- [Your goal]:
Retype all of the listing exactly, passing over any picture you find.

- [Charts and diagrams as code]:
########################################

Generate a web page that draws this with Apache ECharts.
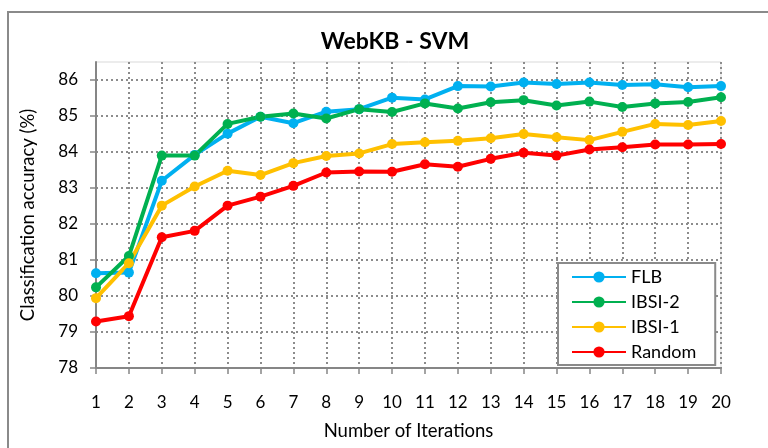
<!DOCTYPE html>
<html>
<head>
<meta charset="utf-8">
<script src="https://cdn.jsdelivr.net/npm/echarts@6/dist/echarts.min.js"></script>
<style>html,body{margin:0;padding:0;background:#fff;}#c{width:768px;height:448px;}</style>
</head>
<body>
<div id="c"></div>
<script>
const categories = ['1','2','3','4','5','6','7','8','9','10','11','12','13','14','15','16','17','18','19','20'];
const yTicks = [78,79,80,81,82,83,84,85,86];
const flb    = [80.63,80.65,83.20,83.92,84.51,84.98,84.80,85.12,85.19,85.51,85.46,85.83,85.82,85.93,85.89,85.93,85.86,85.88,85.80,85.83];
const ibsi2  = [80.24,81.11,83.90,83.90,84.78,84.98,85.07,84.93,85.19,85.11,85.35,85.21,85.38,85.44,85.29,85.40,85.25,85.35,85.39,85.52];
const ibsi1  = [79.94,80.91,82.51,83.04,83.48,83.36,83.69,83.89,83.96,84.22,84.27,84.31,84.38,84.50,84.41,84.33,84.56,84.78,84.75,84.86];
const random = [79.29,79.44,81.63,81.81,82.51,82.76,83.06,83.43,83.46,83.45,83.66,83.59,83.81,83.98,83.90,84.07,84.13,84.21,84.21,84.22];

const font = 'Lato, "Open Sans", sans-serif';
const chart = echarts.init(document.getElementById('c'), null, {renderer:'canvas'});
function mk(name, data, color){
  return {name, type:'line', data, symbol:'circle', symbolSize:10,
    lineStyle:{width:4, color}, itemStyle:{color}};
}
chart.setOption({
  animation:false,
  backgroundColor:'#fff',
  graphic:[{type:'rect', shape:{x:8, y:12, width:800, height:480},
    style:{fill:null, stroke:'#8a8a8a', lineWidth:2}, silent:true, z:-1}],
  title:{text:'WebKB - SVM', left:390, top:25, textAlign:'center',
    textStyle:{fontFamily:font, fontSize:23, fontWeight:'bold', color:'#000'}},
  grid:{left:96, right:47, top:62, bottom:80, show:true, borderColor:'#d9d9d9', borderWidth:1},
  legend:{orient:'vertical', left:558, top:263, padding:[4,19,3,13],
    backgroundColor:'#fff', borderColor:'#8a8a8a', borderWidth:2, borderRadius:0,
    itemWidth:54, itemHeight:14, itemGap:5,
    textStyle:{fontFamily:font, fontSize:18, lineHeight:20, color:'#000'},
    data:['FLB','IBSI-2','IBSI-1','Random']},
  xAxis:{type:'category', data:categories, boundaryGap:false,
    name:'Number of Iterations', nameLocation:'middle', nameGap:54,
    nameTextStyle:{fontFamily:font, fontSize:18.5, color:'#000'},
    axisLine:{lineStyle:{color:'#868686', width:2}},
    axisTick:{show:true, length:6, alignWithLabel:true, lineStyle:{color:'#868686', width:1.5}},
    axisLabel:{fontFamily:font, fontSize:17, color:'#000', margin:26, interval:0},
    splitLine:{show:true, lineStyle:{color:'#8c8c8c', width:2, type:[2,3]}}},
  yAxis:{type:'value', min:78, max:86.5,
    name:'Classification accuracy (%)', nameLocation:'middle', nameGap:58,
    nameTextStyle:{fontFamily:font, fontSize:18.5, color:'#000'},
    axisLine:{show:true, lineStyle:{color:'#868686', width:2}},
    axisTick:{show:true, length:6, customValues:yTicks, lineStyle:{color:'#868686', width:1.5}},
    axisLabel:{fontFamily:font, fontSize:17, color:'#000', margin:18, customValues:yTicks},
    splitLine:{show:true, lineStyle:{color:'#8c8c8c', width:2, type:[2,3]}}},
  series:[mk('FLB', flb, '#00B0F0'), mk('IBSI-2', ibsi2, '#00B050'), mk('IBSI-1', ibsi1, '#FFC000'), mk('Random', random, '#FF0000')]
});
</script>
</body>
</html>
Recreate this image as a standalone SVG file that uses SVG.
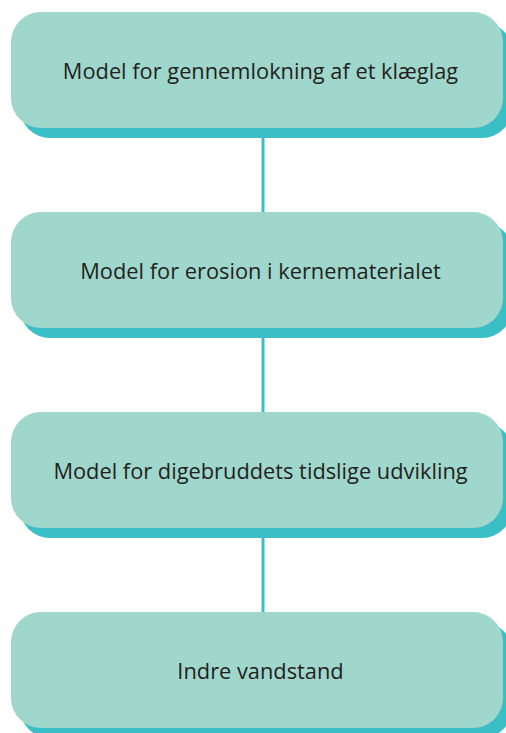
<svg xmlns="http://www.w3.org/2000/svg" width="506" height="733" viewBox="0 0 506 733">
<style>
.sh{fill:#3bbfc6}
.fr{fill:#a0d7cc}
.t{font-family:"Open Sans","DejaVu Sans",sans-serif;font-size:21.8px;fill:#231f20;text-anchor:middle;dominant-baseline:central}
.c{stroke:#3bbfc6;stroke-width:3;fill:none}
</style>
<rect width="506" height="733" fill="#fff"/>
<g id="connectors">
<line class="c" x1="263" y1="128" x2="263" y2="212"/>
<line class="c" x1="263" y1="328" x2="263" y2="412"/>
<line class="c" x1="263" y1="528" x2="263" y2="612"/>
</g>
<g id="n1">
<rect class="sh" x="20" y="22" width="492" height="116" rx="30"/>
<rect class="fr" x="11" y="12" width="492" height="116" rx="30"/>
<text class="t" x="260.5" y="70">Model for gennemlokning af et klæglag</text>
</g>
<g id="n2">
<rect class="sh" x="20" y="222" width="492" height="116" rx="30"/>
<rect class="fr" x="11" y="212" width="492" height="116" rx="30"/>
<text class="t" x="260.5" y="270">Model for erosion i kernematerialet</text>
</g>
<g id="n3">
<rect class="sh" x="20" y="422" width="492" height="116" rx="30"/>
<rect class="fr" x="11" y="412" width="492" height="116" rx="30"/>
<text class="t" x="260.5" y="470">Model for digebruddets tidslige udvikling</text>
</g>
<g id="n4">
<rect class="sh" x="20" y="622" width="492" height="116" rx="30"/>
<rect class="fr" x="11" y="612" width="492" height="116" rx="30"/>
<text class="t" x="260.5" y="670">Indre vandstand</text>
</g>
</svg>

########################################

- [Solution]:
Generate a web page that draws this with Apache ECharts.
<!DOCTYPE html>
<html>
<head>
<meta charset="utf-8">
<script src="https://cdn.jsdelivr.net/npm/echarts@6/dist/echarts.min.js"></script>
<style>html,body{margin:0;padding:0;background:#fff;}#c{width:768px;height:448px;}</style>
</head>
<body>
<div id="c"></div>
<script>
const categories = ['1','2','3','4','5','6','7','8','9','10','11','12','13','14','15','16','17','18','19','20'];
const yTicks = [78,79,80,81,82,83,84,85,86];
const flb    = [80.63,80.65,83.20,83.92,84.51,84.98,84.80,85.12,85.19,85.51,85.46,85.83,85.82,85.93,85.89,85.93,85.86,85.88,85.80,85.83];
const ibsi2  = [80.24,81.11,83.90,83.90,84.78,84.98,85.07,84.93,85.19,85.11,85.35,85.21,85.38,85.44,85.29,85.40,85.25,85.35,85.39,85.52];
const ibsi1  = [79.94,80.91,82.51,83.04,83.48,83.36,83.69,83.89,83.96,84.22,84.27,84.31,84.38,84.50,84.41,84.33,84.56,84.78,84.75,84.86];
const random = [79.29,79.44,81.63,81.81,82.51,82.76,83.06,83.43,83.46,83.45,83.66,83.59,83.81,83.98,83.90,84.07,84.13,84.21,84.21,84.22];

const font = 'Lato, "Open Sans", sans-serif';
const chart = echarts.init(document.getElementById('c'), null, {renderer:'canvas'});
function mk(name, data, color){
  return {name, type:'line', data, symbol:'circle', symbolSize:10,
    lineStyle:{width:4, color}, itemStyle:{color}};
}
chart.setOption({
  animation:false,
  backgroundColor:'#fff',
  graphic:[{type:'rect', shape:{x:8, y:12, width:800, height:480},
    style:{fill:null, stroke:'#8a8a8a', lineWidth:2}, silent:true, z:-1}],
  title:{text:'WebKB - SVM', left:390, top:25, textAlign:'center',
    textStyle:{fontFamily:font, fontSize:23, fontWeight:'bold', color:'#000'}},
  grid:{left:96, right:47, top:62, bottom:80, show:true, borderColor:'#d9d9d9', borderWidth:1},
  legend:{orient:'vertical', left:558, top:263, padding:[4,19,3,13],
    backgroundColor:'#fff', borderColor:'#8a8a8a', borderWidth:2, borderRadius:0,
    itemWidth:54, itemHeight:14, itemGap:5,
    textStyle:{fontFamily:font, fontSize:18, lineHeight:20, color:'#000'},
    data:['FLB','IBSI-2','IBSI-1','Random']},
  xAxis:{type:'category', data:categories, boundaryGap:false,
    name:'Number of Iterations', nameLocation:'middle', nameGap:54,
    nameTextStyle:{fontFamily:font, fontSize:18.5, color:'#000'},
    axisLine:{lineStyle:{color:'#868686', width:2}},
    axisTick:{show:true, length:6, alignWithLabel:true, lineStyle:{color:'#868686', width:1.5}},
    axisLabel:{fontFamily:font, fontSize:17, color:'#000', margin:26, interval:0},
    splitLine:{show:true, lineStyle:{color:'#8c8c8c', width:2, type:[2,3]}}},
  yAxis:{type:'value', min:78, max:86.5,
    name:'Classification accuracy (%)', nameLocation:'middle', nameGap:58,
    nameTextStyle:{fontFamily:font, fontSize:18.5, color:'#000'},
    axisLine:{show:true, lineStyle:{color:'#868686', width:2}},
    axisTick:{show:true, length:6, customValues:yTicks, lineStyle:{color:'#868686', width:1.5}},
    axisLabel:{fontFamily:font, fontSize:17, color:'#000', margin:18, customValues:yTicks},
    splitLine:{show:true, lineStyle:{color:'#8c8c8c', width:2, type:[2,3]}}},
  series:[mk('FLB', flb, '#00B0F0'), mk('IBSI-2', ibsi2, '#00B050'), mk('IBSI-1', ibsi1, '#FFC000'), mk('Random', random, '#FF0000')]
});
</script>
</body>
</html>
Recreate this image as a standalone SVG file that uses SVG.
<svg xmlns="http://www.w3.org/2000/svg" width="506" height="733" viewBox="0 0 506 733">
<style>
.sh{fill:#3bbfc6}
.fr{fill:#a0d7cc}
.t{font-family:"Open Sans","DejaVu Sans",sans-serif;font-size:21.8px;fill:#231f20;text-anchor:middle;dominant-baseline:central}
.c{stroke:#3bbfc6;stroke-width:3;fill:none}
</style>
<rect width="506" height="733" fill="#fff"/>
<g id="connectors">
<line class="c" x1="263" y1="128" x2="263" y2="212"/>
<line class="c" x1="263" y1="328" x2="263" y2="412"/>
<line class="c" x1="263" y1="528" x2="263" y2="612"/>
</g>
<g id="n1">
<rect class="sh" x="20" y="22" width="492" height="116" rx="30"/>
<rect class="fr" x="11" y="12" width="492" height="116" rx="30"/>
<text class="t" x="260.5" y="70">Model for gennemlokning af et klæglag</text>
</g>
<g id="n2">
<rect class="sh" x="20" y="222" width="492" height="116" rx="30"/>
<rect class="fr" x="11" y="212" width="492" height="116" rx="30"/>
<text class="t" x="260.5" y="270">Model for erosion i kernematerialet</text>
</g>
<g id="n3">
<rect class="sh" x="20" y="422" width="492" height="116" rx="30"/>
<rect class="fr" x="11" y="412" width="492" height="116" rx="30"/>
<text class="t" x="260.5" y="470">Model for digebruddets tidslige udvikling</text>
</g>
<g id="n4">
<rect class="sh" x="20" y="622" width="492" height="116" rx="30"/>
<rect class="fr" x="11" y="612" width="492" height="116" rx="30"/>
<text class="t" x="260.5" y="670">Indre vandstand</text>
</g>
</svg>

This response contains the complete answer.